Param Sundari’s headlines were not limited to language. The Times of India noted online chatter about the age gap between the leads, the coconut tree scene, and the relative absence of Malayali performers in key roles. The film does use several actors from Kerala in small parts, as Onmanorama pointed out, yet they often occupy the same sketchy boxes. Small course corrections inside the film, including a few jokes that challenge northern stereotypes, cannot carry the weight of a portrayal that leans so hard on tourist shorthand.
What respectful representation could look like
There is no single fix, but a bundle of practical steps can raise the floor quickly. Many are inexpensive, especially compared to the cost of star vehicles, location shoots and large marketing campaigns. They also help comedy and romance land better, because audiences lean in when the world feels lived in.
- Hire dialect coaches early. Let actors rehearse real speech patterns and musicality, not just vocabulary.
- Bring in local writers or co writers who can check lines and suggest everyday details for homes, streets and festivals.
- Cast regional actors in meaningful roles, then give them full characters, not one joke parts.
- Work with cultural consultants during scripting, not only after shooting starts.
- Record scratch tracks of local speakers and run key scenes past test viewers from the community.
- Use dubbing strategically if time is short. Viewers often prefer a believable voice to garbled lines.
- Treat jokes about place and language as spice, not the main dish. Build humor from character, not accent.
None of this kills a romcom’s pace or charm. It opens the door to richer banter, sharper chemistry and more satisfying endings, because the characters sound and move like people rather than postcards.
The Bottom Line
- Param Sundari’s depiction of Kerala set off a national debate about language, casting and cultural shortcuts in Hindi cinema.

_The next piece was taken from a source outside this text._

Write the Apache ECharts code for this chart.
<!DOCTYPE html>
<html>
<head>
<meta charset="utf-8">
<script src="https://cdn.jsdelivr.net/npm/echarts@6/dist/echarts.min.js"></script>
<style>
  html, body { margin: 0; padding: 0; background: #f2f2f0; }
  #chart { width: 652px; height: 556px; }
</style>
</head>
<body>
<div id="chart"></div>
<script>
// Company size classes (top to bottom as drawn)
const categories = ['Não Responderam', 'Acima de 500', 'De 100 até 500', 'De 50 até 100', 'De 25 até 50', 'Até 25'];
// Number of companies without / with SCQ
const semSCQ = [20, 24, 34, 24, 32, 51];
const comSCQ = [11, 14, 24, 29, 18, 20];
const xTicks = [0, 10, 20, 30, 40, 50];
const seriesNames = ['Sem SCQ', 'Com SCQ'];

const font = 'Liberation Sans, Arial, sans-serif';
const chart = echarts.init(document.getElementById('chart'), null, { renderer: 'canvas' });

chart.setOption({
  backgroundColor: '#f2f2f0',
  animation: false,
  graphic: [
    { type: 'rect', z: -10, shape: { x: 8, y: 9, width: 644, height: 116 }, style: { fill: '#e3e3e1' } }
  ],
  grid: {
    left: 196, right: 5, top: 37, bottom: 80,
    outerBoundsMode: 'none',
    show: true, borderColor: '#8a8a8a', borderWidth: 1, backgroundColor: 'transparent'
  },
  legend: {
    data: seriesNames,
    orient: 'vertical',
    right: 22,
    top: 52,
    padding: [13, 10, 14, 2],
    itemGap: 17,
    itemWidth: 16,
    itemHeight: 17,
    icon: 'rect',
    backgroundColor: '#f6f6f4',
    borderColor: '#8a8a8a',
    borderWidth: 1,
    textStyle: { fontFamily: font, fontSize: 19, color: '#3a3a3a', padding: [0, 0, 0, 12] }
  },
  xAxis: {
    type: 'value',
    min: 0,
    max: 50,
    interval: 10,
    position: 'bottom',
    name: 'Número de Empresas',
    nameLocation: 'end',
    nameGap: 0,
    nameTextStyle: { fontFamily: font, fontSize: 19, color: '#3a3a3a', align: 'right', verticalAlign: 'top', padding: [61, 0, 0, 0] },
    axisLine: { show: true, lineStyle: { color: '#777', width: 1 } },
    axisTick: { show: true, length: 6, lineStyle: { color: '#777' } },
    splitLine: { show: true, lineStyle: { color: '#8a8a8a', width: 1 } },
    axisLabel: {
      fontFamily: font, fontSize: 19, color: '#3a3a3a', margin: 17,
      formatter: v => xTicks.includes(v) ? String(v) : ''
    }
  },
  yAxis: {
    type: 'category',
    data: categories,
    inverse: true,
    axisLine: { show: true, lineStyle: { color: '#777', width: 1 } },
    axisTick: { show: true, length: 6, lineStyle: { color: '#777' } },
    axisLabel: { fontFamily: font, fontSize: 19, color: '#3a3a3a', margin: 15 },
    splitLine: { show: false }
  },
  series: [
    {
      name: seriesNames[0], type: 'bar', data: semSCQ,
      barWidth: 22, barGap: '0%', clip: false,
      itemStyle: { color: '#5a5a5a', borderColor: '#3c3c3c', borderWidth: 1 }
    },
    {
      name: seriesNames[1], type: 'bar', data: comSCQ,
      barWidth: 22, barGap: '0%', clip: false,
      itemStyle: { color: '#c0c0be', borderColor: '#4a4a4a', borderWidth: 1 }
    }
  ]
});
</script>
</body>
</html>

- Critics flagged mispronounced Malayalam, coconut heavy gags and an accent that many Malayalis found inauthentic.
- The Hindu reported that the heroine’s trailer introduction sounded like deceived beauty in Malayalam, likely a misfire for a family name.
- Social media criticism drew copyright complaints, briefly pulling down viral videos, which broadened the controversy.
- Box office returns have been modest at about Rs 34.5 crore, while Malayalam hit Lokah crossed Rs 100 crore worldwide within eight days.
- Experts split on why stereotypes persist. Some cite risk averse commercial logic. Others argue audiences deserve accurate detail in every genre.
- Examples like Godha, Axone, Qarib Qarib Single and All We Imagine As Light show how collaboration and research can deliver authentic cross cultural stories.
- Practical fixes include early dialect coaching, local co writers, respectful casting and targeted use of dubbing.